Didn't smaller companies get the memo about the economic slowdown?
Wall Street's earnings growth expectations for this year remain far rosier for small and mid-size companies than for blue-chip firms, data show. Those expectations appear to be helping small and mid-size stocks hold up much better than big stocks.
The average company in the Standard & Poor's small-cap 600 index and in the S&P mid-cap 400 index is expected to post earnings growth of 21% this year, according to analysts' earnings estimates as tracked by First Call/Thomson Financial.
By contrast, earnings of the average blue-chip company in the S&P 500 are expected to rise just 5% this year, First Call data show.
Investors seem to be taking the numbers to heart: So far this year, the S&P 600 index is up 1.3% and the S&P 400 is off 1.2%, while the S&P 500 has sunk 4%.
But even fans of small and mid-size stocks say the aggregate earnings gains estimated for those companies may be overly optimistic, thanks to some of the peculiarities of those sectors.
Steven DeSanctis, an analyst who follows smaller stocks at Prudential Securities in New York, said though many companies in that universe so far are faring better than big companies amid a weaker economy, he doubts the average smaller firm will manage to post 21% earnings growth this year.

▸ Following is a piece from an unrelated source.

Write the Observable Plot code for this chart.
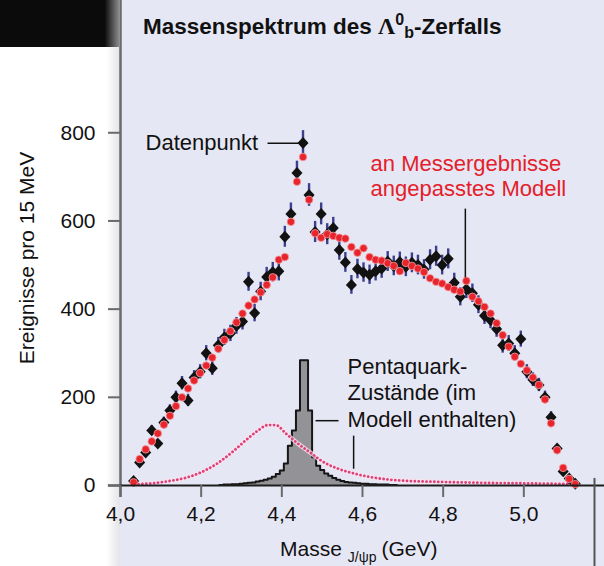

Because smaller companies usually are followed by fewer analysts, the "consensus" estimate figures that become a company's de facto growth target can be skewed by one or two bullish projections, DeSanctis said.
In addition, energy companies tend to hold a bigger weighting in smaller-company indexes than they do in the S&P 500, he noted. Energy companies' earnings have been robust recently, of course--that's the upside of an energy crisis.
DeSanctis also said he has found that smaller-stock analysts often are simply more optimistic than analysts who follow blue chips.
Still, with the troubles faced by many multinational giants over the last few years--from Coca-Cola to Lucent Technologies to Xerox--more investors may be appreciating smaller companies in easier-to-understand businesses, analysts say.
Many of those stocks were ignored from 1995 through 1999, as blue chips soared. That changed last year, when the S&P 600 index rose 11% and the S&P 400 gained 17.5%, while the S&P 500 fell 9.1%.
Even if 2001 earnings estimates for smaller companies overall are too optimistic, experts point out that the recent strength in smaller firms' earnings goes well beyond the energy sector.